You must be some kind of out-of-the-box thinker or something. I totally took the original post to mean INTERNAL THREADS and the thought never crossed my mind they could be external. You genius, you.
(Now it needs a motor, some LEDs, bluetooth and an app. LOL)
Not me. Some person on twitter responding to him there.
well you can do the electronics package. We can sell it for a bazillion and be rrrriiiiiich AF.
@frauenfelder rather than an auger or a screw shaft, i’d rather aeropress borrow a design cue from its superior big brother, The ROK, and adopt wine cork removing style levers.
The fact this looks like Darth Vader is a goddamn design miracle.
Mine’s so covered in striations that it appears threaded.
I thought somebody would have created a giant lever to solve the same problem…
Doesn’t seem very portable.
their product is designed to be free standing on the counter, and is for home use.
although, when closed, it would be about the same size as the aeropress if it weren’t for the flat round base.
there is absolutely no reason that those style lever arms couldn’t be added to something portable like the aeropress, which was my suggestion. by themselves they wouldn’t take up hardly any additional room and would sit flat when not in use.
there is a very good reason they are used for wine bottle openers, you can get a lot of leverage without adding vertical pressure. the rok gets a lot more pressure then manually pressing an aeropress, it is closer to an actual espresso machine as far as pressure through grounds.
I had one of those, but the problem with it is the heat capacity. I could never get it to make a decent espresso, so I sold it and use either an aeropress (not espresso) or a Nomad machine (excellent espresso through a portable lever machine).
How does the heat capacity differ from the aeropress?
Or did you mean from a steam pressurized regular espresso machine?
I view aeropress and the rok as hybrids somewhere in between pour overs and traditional espresso, and find the coffee that comes from them to be quite good to my own tastes so long as you use stainless filters and not the paper ones which absorb the oils.

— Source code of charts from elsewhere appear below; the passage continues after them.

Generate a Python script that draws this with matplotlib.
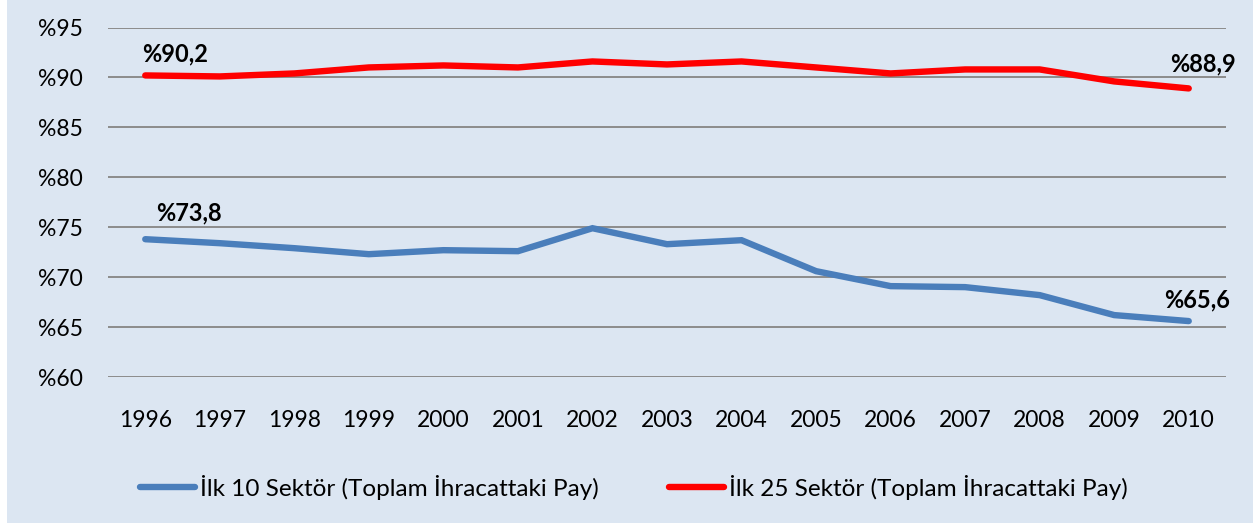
import matplotlib
matplotlib.use('Agg')
import matplotlib.pyplot as plt
from matplotlib.patches import Rectangle

plt.rcParams['font.family'] = ['Lato', 'DejaVu Sans']

# years and shares (%)
years = [1996, 1997, 1998, 1999, 2000, 2001, 2002, 2003, 2004, 2005, 2006, 2007, 2008, 2009, 2010]
top10 = [73.8, 73.4, 72.9, 72.3, 72.7, 72.6, 74.9, 73.3, 73.7, 70.6, 69.1, 69.0, 68.2, 66.2, 65.6]
top25 = [90.2, 90.1, 90.4, 91.0, 91.2, 91.0, 91.6, 91.3, 91.6, 91.0, 90.4, 90.8, 90.8, 89.6, 88.9]
yticks = [60, 65, 70, 75, 80, 85, 90, 95]
label10 = 'İlk 10 Sektör (Toplam İhracattaki Pay)'
label25 = 'İlk 25 Sektör (Toplam İhracattaki Pay)'

bg = '#DCE6F2'
fs = 16.5
fig = plt.figure(figsize=(12.53, 5.26), dpi=100, facecolor='white')
fig.patches.append(Rectangle((7 / 1253, 3 / 526), 1, 1, transform=fig.transFigure,
                             facecolor=bg, edgecolor='none', zorder=-10))

ax = fig.add_axes([108 / 1253, 1 - 377 / 526, (1226 - 108) / 1253, (377 - 27.5) / 526])
ax.set_facecolor('none')

x = list(range(len(years)))
ax.plot(x, top10, color='#4A7EBB', lw=4.6, solid_capstyle='round', solid_joinstyle='miter',
        label=label10, zorder=3)
ax.plot(x, top25, color='#FF0000', lw=4.6, solid_capstyle='round', solid_joinstyle='miter',
        label=label25, zorder=3)

ax.set_xlim(-0.5, len(years) - 0.5)
ax.set_ylim(60, 95)
ax.set_yticks(yticks)
ax.set_yticklabels(['%' + str(v) for v in yticks])
ax.set_xticks(x)
ax.set_xticklabels([str(y) for y in years])
ax.tick_params(axis='y', length=0, pad=18, labelsize=fs, colors='black')
ax.tick_params(axis='x', length=0, pad=24, labelsize=fs, colors='black')
ax.grid(axis='y', color='#8C8C8C', lw=1.4, zorder=1)
ax.set_axisbelow(True)
for s in ax.spines.values():
    s.set_visible(False)

def fmt(v):
    return '%' + str(v).replace('.', ',')

lab = dict(fontsize=fs + 0.5, fontweight='bold', textcoords='offset pixels', va='center', ha='center')
ax.annotate(fmt(top25[0]), (x[0], top25[0]), xytext=(30, 22), **lab)
ax.annotate(fmt(top10[0]), (x[0], top10[0]), xytext=(44, 26), **lab)
ax.annotate(fmt(top25[-1]), (x[-1], top25[-1]), xytext=(14, 24), **lab)
ax.annotate(fmt(top10[-1]), (x[-1], top10[-1]), xytext=(8, 21), **lab)

lfs = 17.5
fig.legend(loc='center', bbox_to_anchor=(0.506, 1 - 487 / 526), ncol=2, frameon=False,
           fontsize=lfs, handlelength=2.26, handletextpad=0.2, columnspacing=2.88,
           borderaxespad=0)

fig.savefig('out.png', dpi=100, facecolor=fig.get_facecolor())
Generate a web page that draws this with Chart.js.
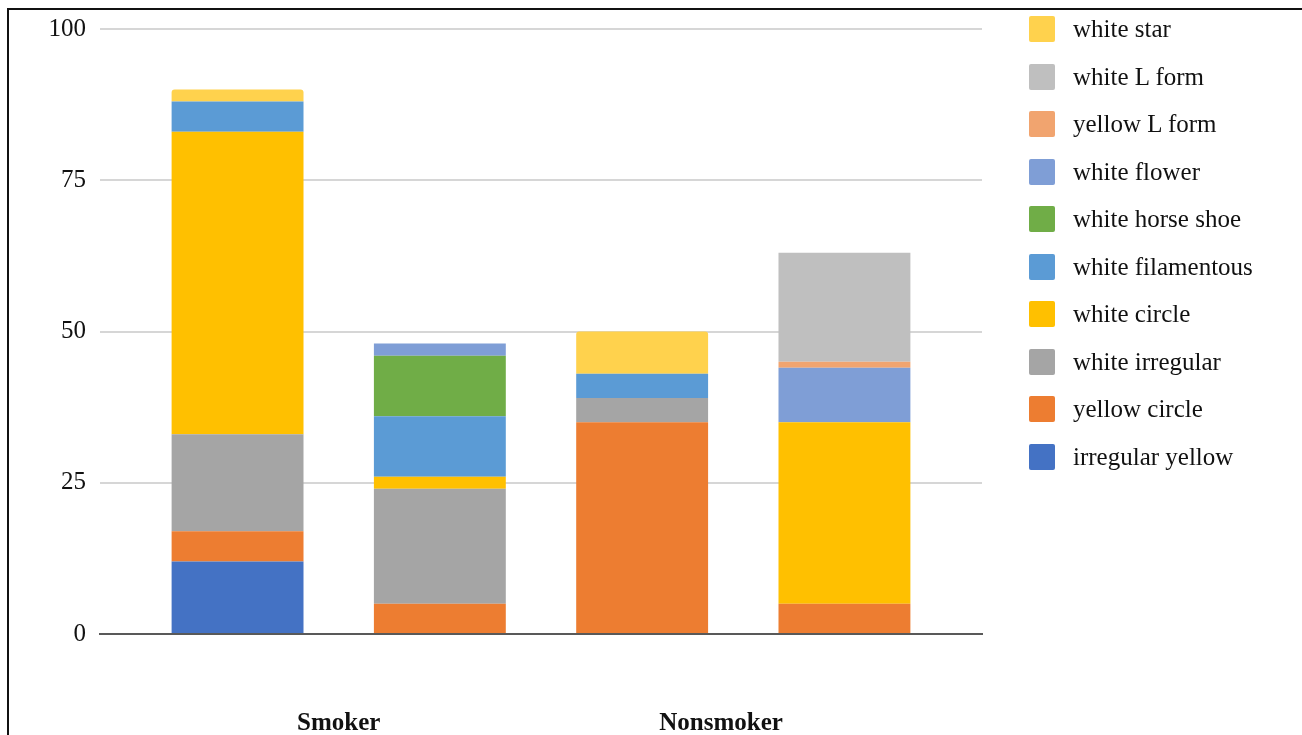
<!DOCTYPE html>
<html>
<head>
<meta charset="utf-8">
<script src="https://cdn.jsdelivr.net/npm/chart.js@4/dist/chart.umd.min.js"></script>
<style>
  html, body { margin: 0; padding: 0; background: #fff; }
  #wrap { position: absolute; left: 0; top: 0; width: 1302px; height: 735px; }
  #frame { position: absolute; left: 7px; top: 8px; width: 1400px; height: 800px;
    border-top: 2px solid #111; border-left: 2px solid #111; pointer-events: none; }
  #legend { position: absolute; left: 1029px; top: 16px; margin: 0; padding: 0; list-style: none;
    font-family: "Liberation Serif", "Times New Roman", serif; font-size: 25px; color: #111; }
  #legend li { display: flex; align-items: center; height: 26px; margin-bottom: 21.5px; }
  #legend span.box { display: inline-block; width: 26px; height: 26px; border-radius: 2px; margin-right: 18px; }
</style>
</head>
<body>
<div id="wrap"><canvas id="chart"></canvas></div>
<div id="frame"></div>
<ul id="legend"></ul>
<script>
// groups on the x axis, two bars each
const groups = ['Smoker', 'Nonsmoker']
const barPos = [0, 1, 2, 3]

// series, bottom of the stack first
const seriesNames = [
  'irregular yellow', 'yellow circle', 'white irregular', 'white circle',
  'white filamentous', 'white horse shoe', 'white flower', 'yellow L form',
  'white L form', 'white star'
]
const irregularYellow = [12, 0, 0, 0]
const yellowCircle = [5, 5, 35, 5]
const whiteIrregular = [16, 19, 4, 0]
const whiteCircle = [50, 2, 0, 30]
const whiteFilamentous = [5, 10, 4, 0]
const whiteHorseShoe = [0, 10, 0, 0]
const whiteFlower = [0, 2, 0, 9]
const yellowLForm = [0, 0, 0, 1]
const whiteLForm = [0, 0, 0, 18]
const whiteStar = [2, 0, 7, 0]

const yTicks = [0, 25, 50, 75, 100]

const seriesValues = [
  irregularYellow, yellowCircle, whiteIrregular, whiteCircle, whiteFilamentous,
  whiteHorseShoe, whiteFlower, yellowLForm, whiteLForm, whiteStar
]
const colors = [
  '#4472C4', '#ED7D31', '#A5A5A5', '#FFC000', '#5B9BD5',
  '#70AD47', '#7F9ED6', '#F1A46F', '#BFBFBF', '#FFD24D'
]

const datasets = seriesNames.map((name, i) => {
  return {
    label: name,
    data: seriesValues[i].map((v, j) => ({ x: barPos[j], y: v })),
    backgroundColor: colors[i],
    borderWidth: 0,
    // only the top segment has the little rounded corners
    borderRadius: name === 'white star' ? 3 : 0,
    barPercentage: 0.652,
    categoryPercentage: 1,
  }
})

const serif = '"Liberation Serif", "Times New Roman", serif'

const chart = new Chart(document.getElementById('chart'), {
  type: 'bar',
  data: { datasets },
  options: {
    responsive: true,
    maintainAspectRatio: false,
    devicePixelRatio: 1,
    animation: false,
    layout: { padding: { top: 28, right: 320, left: 0, bottom: 0 } },
    plugins: { legend: { display: false }, tooltip: { enabled: false } },
    scales: {
      x: {
        type: 'linear',
        stacked: true,
        offset: false,
        bounds: 'data',
        min: -0.68,
        max: 3.68,
        afterBuildTicks: (scale) => {
          // group label sits between its two bars
          scale.ticks = [{ value: 0.5 }, { value: 2.39 }]
        },
        afterFit: (scale) => {
          scale.height = 101
        },
        grid: { display: false, drawTicks: false },
        border: { display: true, color: '#595959', width: 2 },
        ticks: {
          // two empty lines push the group names well below the axis
          callback: (value, index) => ['', '', groups[index]],
          padding: 15,
          maxRotation: 0,
          autoSkip: false,
          color: '#111',
          font: { family: serif, size: 25, weight: 'bold', lineHeight: 1.2 },
        },
      },
      y: {
        stacked: true,
        min: yTicks[0],
        max: yTicks[yTicks.length - 1],
        afterBuildTicks: (scale) => {
          scale.ticks = yTicks.map((v) => ({ value: v }))
        },
        afterFit: (scale) => {
          scale.width = 100
        },
        grid: { color: '#d6d6d6', lineWidth: 2, drawTicks: false },
        border: { display: false },
        ticks: {
          padding: 14,
          color: '#111',
          font: { family: serif, size: 25 },
        },
      },
    },
  },
})

// html legend, top of the stack first
const legendEl = document.getElementById('legend')
chart.data.datasets
  .slice()
  .reverse()
  .forEach((ds) => {
    const li = document.createElement('li')
    const box = document.createElement('span')
    box.className = 'box'
    box.style.background = ds.backgroundColor
    li.appendChild(box)
    li.appendChild(document.createTextNode(ds.label))
    legendEl.appendChild(li)
  })
</script>
</body>
</html>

the coffee i drink most frequently is fine gold mesh pour overs, because they are the quickest when i’m working. i save anything fancier for when i’m realaxing and will actually stop to notice or enjoy any subtle differences.
An aeropress is pretty quick though. I’m not a big coffee taste nutter but speed of making a cup before a meeting is a thing for me.
do you think adding lever arms would slow down using an aeropress somehow?
i didn’t think it would…i can’t think of any way in which it would, but i’m open to hearing opinions about how it might.
it would make the plunging both easier and more powerful
it would eliminate the paper cup crushing downward pressure
I’m not sure how it would speed up my own use but then I don’t normally use it upside down either.
I have a big chemex for pots too but that thing takes forever to make coffee. Some days I just miss Mr. Coffee.